Jika hasil analisis citra menunjukkan keberadaan “ghost image” atau gambar aneh akibat detektor pada teleskop yang diselubungi titik-titik embun, maka seorang astronom hanya akan mendapatkan hasil yang sia-sia.
Meskipun titik-titik embun itu sangat tipis, namun lapisannya mampu menghilangkan makna cahaya bintang. Apalagi jika debu yang menutupinya, pasti cahaya tidak masuk ke detektor.
Demikian juga dengan kalbu, jika debu-debu dosa menyelimutinya, niscaya kepekaannya akan semakin berkurang, bahkan hilang.

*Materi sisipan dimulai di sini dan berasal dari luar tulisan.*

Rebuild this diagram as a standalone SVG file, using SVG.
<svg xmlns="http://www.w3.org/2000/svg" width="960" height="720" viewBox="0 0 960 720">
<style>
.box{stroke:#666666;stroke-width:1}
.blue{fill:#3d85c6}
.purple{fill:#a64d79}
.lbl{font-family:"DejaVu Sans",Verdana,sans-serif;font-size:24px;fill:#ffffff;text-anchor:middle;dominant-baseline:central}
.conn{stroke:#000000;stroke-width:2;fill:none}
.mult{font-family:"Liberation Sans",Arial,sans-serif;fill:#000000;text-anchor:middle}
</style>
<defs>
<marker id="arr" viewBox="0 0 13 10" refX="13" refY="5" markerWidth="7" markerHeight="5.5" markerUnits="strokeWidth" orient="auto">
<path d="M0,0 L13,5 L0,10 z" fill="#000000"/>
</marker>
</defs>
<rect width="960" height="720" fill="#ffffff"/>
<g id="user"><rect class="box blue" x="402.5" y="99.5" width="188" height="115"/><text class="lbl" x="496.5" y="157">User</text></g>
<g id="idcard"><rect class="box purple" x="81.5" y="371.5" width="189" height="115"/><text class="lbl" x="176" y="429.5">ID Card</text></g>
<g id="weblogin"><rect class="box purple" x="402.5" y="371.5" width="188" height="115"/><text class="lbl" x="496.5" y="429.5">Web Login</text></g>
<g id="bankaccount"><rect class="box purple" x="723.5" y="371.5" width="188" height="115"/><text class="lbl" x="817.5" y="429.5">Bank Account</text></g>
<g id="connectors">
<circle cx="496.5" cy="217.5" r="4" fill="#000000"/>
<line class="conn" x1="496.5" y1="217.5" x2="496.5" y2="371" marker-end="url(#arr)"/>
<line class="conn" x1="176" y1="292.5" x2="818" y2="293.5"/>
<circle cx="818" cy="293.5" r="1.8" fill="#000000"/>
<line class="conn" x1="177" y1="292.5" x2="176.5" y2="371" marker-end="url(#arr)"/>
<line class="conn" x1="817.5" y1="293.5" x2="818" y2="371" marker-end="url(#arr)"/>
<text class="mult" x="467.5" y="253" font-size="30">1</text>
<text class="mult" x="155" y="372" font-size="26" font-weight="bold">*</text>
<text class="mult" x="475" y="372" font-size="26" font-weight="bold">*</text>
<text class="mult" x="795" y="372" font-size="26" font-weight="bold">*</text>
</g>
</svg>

Kalbu sebagai detektor yang berfungsi membimbing manusia. Dengan adanya kalbu manusia dapat menentukan mana yang baik dan mana yang buruk. Apabila kepekaannya hilang, maka mustahil dapat menangkap cahaya Allah SWT.
Kita bisa renungkan Surah Al-Baqarah (2) ayat 74, kemunafikan dapat menutupi kalbu seseorang, yang kemudian kalbu akan menjadi sangat keras seperti batu. Hal tersebut membuat cahaya sangat sulit menembusnya.

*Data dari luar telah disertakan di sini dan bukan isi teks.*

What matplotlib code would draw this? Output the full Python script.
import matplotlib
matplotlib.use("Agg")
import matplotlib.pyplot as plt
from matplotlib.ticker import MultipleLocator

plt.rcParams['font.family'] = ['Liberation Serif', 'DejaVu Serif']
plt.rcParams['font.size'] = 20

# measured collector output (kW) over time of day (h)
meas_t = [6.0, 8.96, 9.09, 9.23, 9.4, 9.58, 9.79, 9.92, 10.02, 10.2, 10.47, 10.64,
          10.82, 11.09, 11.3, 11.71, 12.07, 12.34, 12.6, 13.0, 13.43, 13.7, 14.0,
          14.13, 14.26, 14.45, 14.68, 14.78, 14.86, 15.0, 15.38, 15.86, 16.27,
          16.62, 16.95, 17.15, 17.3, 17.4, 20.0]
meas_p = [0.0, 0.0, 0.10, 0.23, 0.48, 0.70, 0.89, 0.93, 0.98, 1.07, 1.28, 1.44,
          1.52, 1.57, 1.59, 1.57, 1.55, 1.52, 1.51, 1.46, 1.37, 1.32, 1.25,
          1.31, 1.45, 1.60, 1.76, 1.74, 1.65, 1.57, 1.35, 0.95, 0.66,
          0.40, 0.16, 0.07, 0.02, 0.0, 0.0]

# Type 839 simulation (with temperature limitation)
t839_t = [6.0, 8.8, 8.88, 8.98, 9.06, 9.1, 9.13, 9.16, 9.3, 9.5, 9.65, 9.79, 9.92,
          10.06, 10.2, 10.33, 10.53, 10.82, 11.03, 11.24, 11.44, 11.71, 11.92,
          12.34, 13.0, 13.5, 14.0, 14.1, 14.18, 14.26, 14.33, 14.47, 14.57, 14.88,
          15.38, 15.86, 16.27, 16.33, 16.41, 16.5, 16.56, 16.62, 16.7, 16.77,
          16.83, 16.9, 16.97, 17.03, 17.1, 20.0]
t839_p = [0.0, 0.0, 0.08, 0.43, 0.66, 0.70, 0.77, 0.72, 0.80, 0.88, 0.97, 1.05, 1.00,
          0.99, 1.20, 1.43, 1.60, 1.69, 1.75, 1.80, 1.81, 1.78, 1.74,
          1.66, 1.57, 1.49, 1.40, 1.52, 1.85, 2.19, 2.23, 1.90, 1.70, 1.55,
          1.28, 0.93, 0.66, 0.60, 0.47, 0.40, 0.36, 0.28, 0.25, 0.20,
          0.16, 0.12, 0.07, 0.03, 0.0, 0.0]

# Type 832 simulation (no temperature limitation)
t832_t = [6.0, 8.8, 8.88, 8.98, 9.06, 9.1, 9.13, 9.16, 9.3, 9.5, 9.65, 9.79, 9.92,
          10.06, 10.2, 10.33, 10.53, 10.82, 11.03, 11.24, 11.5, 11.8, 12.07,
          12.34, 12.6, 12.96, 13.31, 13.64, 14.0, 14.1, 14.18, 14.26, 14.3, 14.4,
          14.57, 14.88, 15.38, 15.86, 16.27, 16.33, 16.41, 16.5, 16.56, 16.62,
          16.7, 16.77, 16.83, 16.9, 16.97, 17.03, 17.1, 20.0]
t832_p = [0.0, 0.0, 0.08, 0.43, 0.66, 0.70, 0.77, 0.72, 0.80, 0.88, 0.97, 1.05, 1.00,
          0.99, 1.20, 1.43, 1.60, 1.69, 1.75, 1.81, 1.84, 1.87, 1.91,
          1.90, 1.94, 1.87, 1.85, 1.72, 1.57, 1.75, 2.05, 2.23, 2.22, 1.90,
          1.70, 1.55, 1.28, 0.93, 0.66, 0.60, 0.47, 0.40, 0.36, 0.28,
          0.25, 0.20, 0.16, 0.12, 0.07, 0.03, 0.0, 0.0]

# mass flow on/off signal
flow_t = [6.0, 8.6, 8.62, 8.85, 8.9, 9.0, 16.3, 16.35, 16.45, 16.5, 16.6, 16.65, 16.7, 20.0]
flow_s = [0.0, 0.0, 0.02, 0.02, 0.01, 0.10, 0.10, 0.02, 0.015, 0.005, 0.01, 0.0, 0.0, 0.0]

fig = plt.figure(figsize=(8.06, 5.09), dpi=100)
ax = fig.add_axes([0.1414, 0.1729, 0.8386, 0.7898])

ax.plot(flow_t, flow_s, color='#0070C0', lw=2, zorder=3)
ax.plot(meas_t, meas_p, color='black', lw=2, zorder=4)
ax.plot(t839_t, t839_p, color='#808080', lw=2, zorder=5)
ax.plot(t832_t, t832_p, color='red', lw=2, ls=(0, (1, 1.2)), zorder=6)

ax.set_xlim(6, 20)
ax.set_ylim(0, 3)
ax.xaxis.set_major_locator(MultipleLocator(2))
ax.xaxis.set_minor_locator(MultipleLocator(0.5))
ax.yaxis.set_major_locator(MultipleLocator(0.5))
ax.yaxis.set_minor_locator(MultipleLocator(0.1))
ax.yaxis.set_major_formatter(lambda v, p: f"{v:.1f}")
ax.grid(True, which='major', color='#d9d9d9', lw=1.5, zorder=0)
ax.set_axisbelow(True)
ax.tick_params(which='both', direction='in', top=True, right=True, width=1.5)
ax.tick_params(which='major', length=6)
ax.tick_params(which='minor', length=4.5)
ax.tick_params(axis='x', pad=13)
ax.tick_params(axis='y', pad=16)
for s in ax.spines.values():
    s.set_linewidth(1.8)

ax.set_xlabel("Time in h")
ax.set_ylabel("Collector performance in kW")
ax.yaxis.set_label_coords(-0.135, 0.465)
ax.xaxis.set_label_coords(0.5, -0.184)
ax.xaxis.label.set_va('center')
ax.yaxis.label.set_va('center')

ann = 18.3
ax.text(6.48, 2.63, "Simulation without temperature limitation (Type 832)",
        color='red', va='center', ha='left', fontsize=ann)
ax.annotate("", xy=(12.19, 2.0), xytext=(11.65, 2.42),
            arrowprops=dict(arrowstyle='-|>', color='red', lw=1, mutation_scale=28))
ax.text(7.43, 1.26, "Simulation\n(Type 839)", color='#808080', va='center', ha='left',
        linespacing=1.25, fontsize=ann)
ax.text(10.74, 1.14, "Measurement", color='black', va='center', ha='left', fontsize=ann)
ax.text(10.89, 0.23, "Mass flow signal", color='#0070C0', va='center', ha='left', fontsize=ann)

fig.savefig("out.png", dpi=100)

Meskipun alat indera seperti mata dan telinga berperan sebagai detektor fisis dalam hal menangkap cahaya Allah SWT, namun kalbulah yang paling berperan.
Hal tersebut bisa kita dapatkan pada Surah Al-Araf (7) ayat 179; “…mereka mempunyai kalbu tetapi tidak digunakan untuk memahami (ayat-ayat Allah) dan mereka mempunyai mata (tetapi) tidak digunakan untuk melihat (tanda-tanda kekuasaan Allah) dan mereka mempunyai telinga namun tidak digunakan untuk mendengar (ayat-ayat Allah)…”
Kalbu yang tertutup atau mengeras akan cenderung membentuk perilaku manusia yang manipulatif, yaitu perilaku seperti korupsi, kolusi dan segala bentuk ketidakadilan.
Kepekaan kalbu dapat dipelihara melalui iman dan zikir, sehinggga manusia akan merasa tenteram sehingga mampu bergetar setiap kali cahaya Allah menyentuhnya.
“Kalbu berfungsi sebagai detektor pembeda yang baik dan buruk.”